To Mayweather, it is a two-fold issue: lack of support for black-owned businesses and fickle melanin-conscious leadership. Although many will lampoon Mayweather for his numerous inconsistencies, he has a valid point. As an employer of people of color and black excellence in the boxing business, he does support people of color.


Long-time custom luxury tailor Daniel “Dapper Dan” Day took to social media to espouse his love for the boxer. According to “Dap”, Mayweather and Jay-Z supported him during a tumultuous time in his life.


To Mayweather’s point, a three-month boycott seems a bit silly. If the goal is to prove that Gucci will see a downturn in sales from one quarter less black spending power, then the message can be diluted. Also, people of color who have already purchased these items in the past might not have the inventory of other designers to replace them,  so that to can be deemed inconsequential.

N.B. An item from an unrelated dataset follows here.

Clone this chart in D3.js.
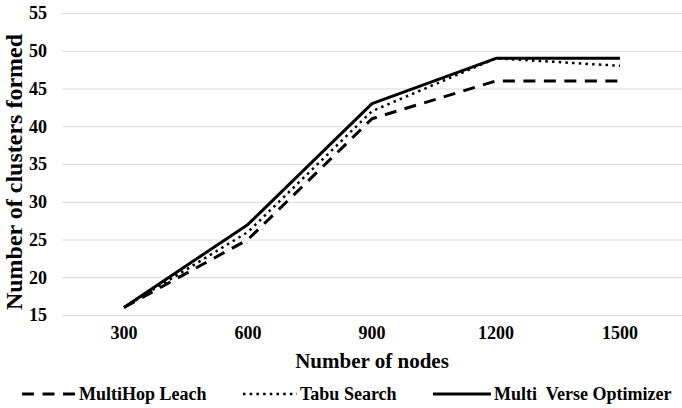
<!DOCTYPE html>
<html>
<head>
<meta charset="utf-8">
<script src="https://cdn.jsdelivr.net/npm/d3@7"></script>
<style>
  html, body { margin: 0; padding: 0; background: #fff; }
</style>
</head>
<body>
<svg id="chart" width="682" height="408"></svg>
<script>
// categories along the x axis
var nodes = ["300", "600", "900", "1200", "1500"];

// clusters formed, one list per method
var multiHopLeach = [16, 25, 41, 46, 46];
var tabuSearch = [16, 26, 42, 49, 48];
var multiVerse = [16, 27, 43, 49, 49];

var yTicks = [15, 20, 25, 30, 35, 40, 45, 50, 55];

var series = [
  { name: "MultiHop Leach", values: multiHopLeach, width: 3, dash: "12,8.5" },
  { name: "Tabu Search", values: tabuSearch, width: 2.5, dash: "2.5,4.2" },
  { name: "Multi  Verse Optimizer", values: multiVerse, width: 3, dash: null }
];

var FONT = "'Liberation Serif', 'Times New Roman', serif";

var svg = d3.select("#chart")
  .attr("font-family", FONT)
  .attr("font-weight", "bold");
var plot = { left: 62, right: 682, top: 13, bottom: 315 };

var x = d3.scaleBand().domain(nodes).range([plot.left, plot.right]);
var y = d3.scaleLinear().domain([15, 55]).range([plot.bottom, plot.top]);

// d3.axis puts sans-serif on its group, swap it back
function serif(g) {
  g.attr("font-family", FONT).attr("font-size", 18);
  g.select(".domain").remove();
}

// gridlines + y labels
svg.append("g")
  .attr("transform", "translate(" + plot.left + ",0)")
  .call(d3.axisLeft(y).tickValues(yTicks).tickSize(-(plot.right - plot.left)).tickPadding(15))
  .call(serif)
  .call(function(g) {
    g.selectAll(".tick line").attr("stroke", "#d9d9d9").attr("stroke-width", 1);
  });

// category labels
svg.append("g")
  .attr("transform", "translate(0," + plot.bottom + ")")
  .call(d3.axisBottom(x).tickSize(0).tickPadding(11))
  .call(serif);

var line = d3.line()
  .x(function(d, i) { return x(nodes[i]) + x.bandwidth() / 2; })
  .y(function(d) { return y(d); });

svg.selectAll("path.series")
  .data(series)
  .enter().append("path")
  .attr("class", "series")
  .attr("fill", "none")
  .attr("stroke", "#000")
  .attr("stroke-width", function(s) { return s.width; })
  .attr("stroke-dasharray", function(s) { return s.dash; })
  .attr("stroke-linejoin", "round")
  .attr("d", function(s) { return line(s.values); });

// axis titles
svg.append("text")
  .attr("x", (plot.left + plot.right) / 2)
  .attr("y", 368)
  .attr("text-anchor", "middle")
  .attr("font-size", 21)
  .text("Number of nodes");

svg.append("text")
  .attr("transform", "translate(22,172) rotate(-90)")
  .attr("text-anchor", "middle")
  .attr("font-size", 24)
  .text("Number of clusters formed");

// legend
var legendX = [22, 243, 433];
var item = svg.selectAll("g.legend")
  .data(series)
  .enter().append("g")
  .attr("class", "legend")
  .attr("transform", function(s, i) { return "translate(" + legendX[i] + ",394)"; });

item.append("line")
  .attr("x1", 0).attr("x2", function(s, i) { return i === 2 ? 58 : 54; })
  .attr("stroke", "#000")
  .attr("stroke-width", function(s) { return s.width; })
  .attr("stroke-dasharray", function(s) { return s.dash; });

item.append("text")
  .attr("x", function(s, i) { return i === 2 ? 61 : 57; })
  .attr("y", 6)
  .attr("font-size", 18)
  .style("white-space", "pre")
  .text(function(s) { return s.name; });
</script>
</body>
</html>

Black economic power is gold and beneficial to all manufacturers across all industries globally. The push to consolidate that power towards a movement is a throwback to an era when people of color had no other choice. Certain stores literally would not let people of color enter.

However, since the civil rights movement and increased black wealth, the poverty dynamic evolved and the formerly unattainable became a sacrament.

The push should be squarely focused on brands by folks of color, for folks of color.

Mayweather owns The Money Team brand and T.I. owns Akoo and Striver’s Row. With myriad other choices, why even wrap this debate around European luxury brands?

Regardless of how Mayweather and T.I. feel about each other personally, the goal is clear on both sides: support black-owned businesses.

Dapper Dan had a meeting with Gucci CEO Marco Bizzarri in Harlem. There, Dan and community leaders took Gucci to task and received some concessions.


Gucci has created a new role of Global Director for Diversity and Inclusion based at Gucci America in New York. They will promote diversity in recruitment and education as well as a multicultural design scholarship program.

If that is the goal, perhaps the so-called culture drivers should keep the in-fighting at a minimum. After all, it only adds to the distraction of the ultimate goal, buying more black and less European-centric “luxury”.